# AVAILABLE DATA

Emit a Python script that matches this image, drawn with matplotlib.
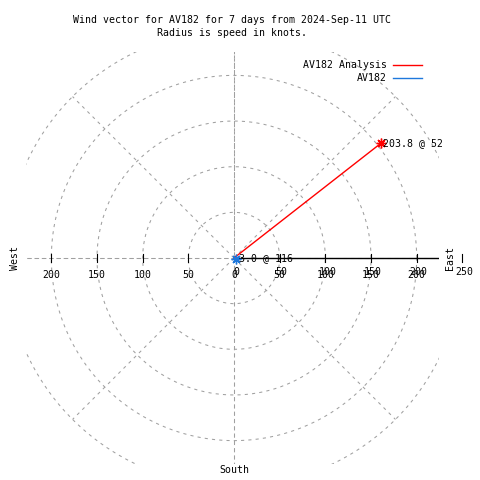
import numpy as np
import matplotlib
matplotlib.use("Agg")
import matplotlib.pyplot as plt

# wind vectors: speed in knots, direction in degrees (clockwise from north)
names = ["AV182 Analysis", "AV182"]
speeds = [203.8, 3.0]
directions = [52, 116]
colors = ["#ff0000", "#1e78dc"]

ring_radii = [50, 100, 150, 200, 250]
spoke_angles = [0, 45, 90, 135, 180, 225, 270, 315]
x_ticks = [-200, -150, -100, -50, 0, 50, 100, 150, 200]
r_ticks = [0, 50, 100, 150, 200, 250]

title = "Wind vector for AV182 for 7 days from 2024-Sep-11 UTC\nRadius is speed in knots."

FONT = "DejaVu Sans Mono"
FS = 7.1
GRID = dict(color="#a0a0a0", lw=0.75, ls=(0, (3, 4)))

fig = plt.figure(figsize=(4.8, 4.8), dpi=100)
ax = fig.add_axes([25.5 / 480, 16 / 480, 413 / 480, 412 / 480])
ax.set_xlim(-228.3, 223.9)
ax.set_ylim(-225.6, 225.6)
ax.axis("off")

# polar grid
t = np.linspace(0, 2 * np.pi, 721)
for r in ring_radii:
    ax.plot(r * np.cos(t), r * np.sin(t), **GRID)
for a in spoke_angles:
    rad = np.radians(a)
    ax.plot([0, 250 * np.cos(rad)], [0, 250 * np.sin(rad)], **GRID)
ax.plot([0, 0], [-260, 260], **GRID)
ax.plot([-260, 0], [0, 0], **GRID)

# r axis with ticks
ax.plot([0, 260], [0, 0], color="black", lw=1)
for v in x_ticks + [250]:
    if v == 0:
        continue
    ax.plot([v, v], [-4.4, 4.4], color="black", lw=0.8, clip_on=False)

for v in x_ticks:
    ax.annotate(str(abs(v)), (v, 0), xytext=(0, -12.2), textcoords="offset points",
                ha="center", va="center", fontsize=FS, family=FONT)
for v in r_ticks:
    ax.annotate(str(v), (v, 0), xytext=(1.5, -10), textcoords="offset points",
                ha="center", va="center", fontsize=FS, family=FONT, annotation_clip=False)

# vectors
for name, spd, d, c in zip(names, speeds, directions, colors):
    rad = np.radians(90 - d)
    x, y = spd * np.cos(rad), spd * np.sin(rad)
    ax.plot([0, x], [0, y], color=c, lw=1, label=name)
    ax.plot([x], [y], color=c, ls="none", marker=(8, 2, 0), ms=7, mew=1)
    ax.annotate(f"{spd:.1f} @ {d}", (x, y), xytext=(2, 0.5), textcoords="offset points",
                ha="left", va="center", fontsize=FS, family=FONT)

ax.legend(loc="upper right", bbox_to_anchor=(427 / 480, 1 - 55.5 / 480),
          bbox_transform=fig.transFigure, frameon=False, markerfirst=False,
          borderpad=0, handlelength=2.9, handletextpad=0.7, labelspacing=0.3,
          prop={"family": FONT, "size": FS})

fig.text(232 / 480, 1 - 26.5 / 480, title, ha="center", va="center",
         fontsize=FS, family=FONT, linespacing=1.3)
fig.text(15 / 480, 1 - 258 / 480, "West", rotation=90, ha="center", va="center",
         fontsize=FS, family=FONT)
fig.text(450 / 480, 1 - 258 / 480, "East", rotation=90, ha="center", va="center",
         fontsize=FS, family=FONT)
fig.text(234 / 480, 1 - 470 / 480, "South", ha="center", va="center",
         fontsize=FS, family=FONT)

fig.savefig("out.png", dpi=100)
plt.close(fig)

# BRIEF
Search the lines above for the string "matplotlib", then show every one that has it.

# EXERCISE RESPONSE
Emit a Python script that matches this image, drawn with matplotlib.
import matplotlib
matplotlib.use("Agg")
import matplotlib.pyplot as plt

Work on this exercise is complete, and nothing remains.